From Greg Goebel’s “Februrary 1862: Unconditional And Immediate Surrender” (interpolation from Shelby Foote’s The Civil War: Fort Sumter to Perryville ):
On the afternoon of 5 February, during a conference between Grant, Foote, and the two division commanders, the captain of a gunboat sent a message to Grant that he had actually pulled a torpedo out of the river, had it on the gunboat’s deck, and would anyone care to see it? As the Second Division was still being shuttled in to the landing and the attack could not go forward until they had arrived, leaving Grant and the other senior officers with little to do for the moment, they went over in a group to investigate. The officers gathered around the torpedo, which was a five foot (1.5 meter) long cylinder with a pronged rod extending from its head. Grant was intrigued by the evil-looking thing, had the ship’s armorer come up to try to dismantle it, and watched as the man tinkered with the device. Suddenly, as the armorer loosened a nut, the torpedo emitted a loud hissing sound that appeared to be building to an explosion.

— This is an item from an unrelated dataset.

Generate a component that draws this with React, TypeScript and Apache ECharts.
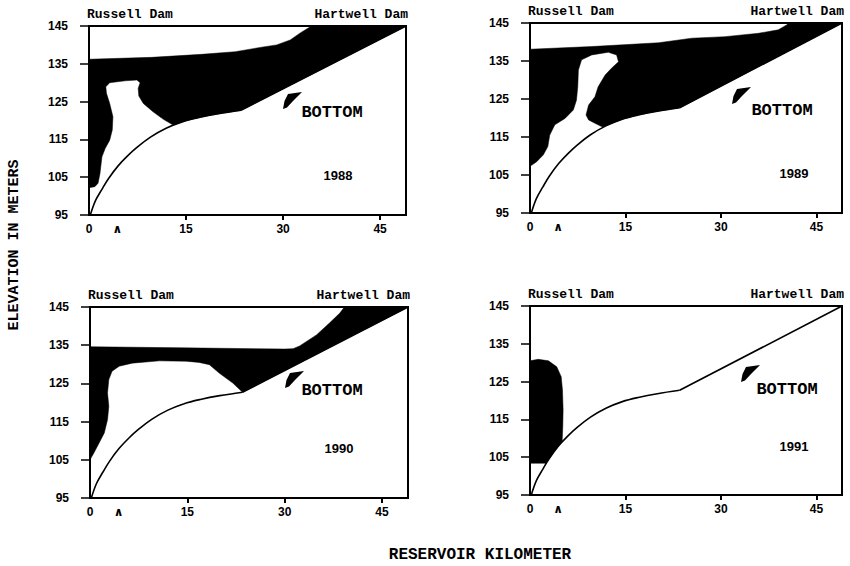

[Foote sprang for the ship’s ladder, and Grant, perhaps reasoning that in naval matters the commodore knew best, was right behind him. If he lacked the seamans’s agility in climbing a rope ladder, he made up for it with what one witness called “commendable enthusasm.” At the top, the commodore looked back over his shoulder and found Grant closing rapidly upon him.]
The hissing died out, leaving the two men hanging on the ladder. Foote looked down to see Grant beneath and, smiling, asked: “General, why this haste?” Grant replied: “That the Navy may not get ahead of us.”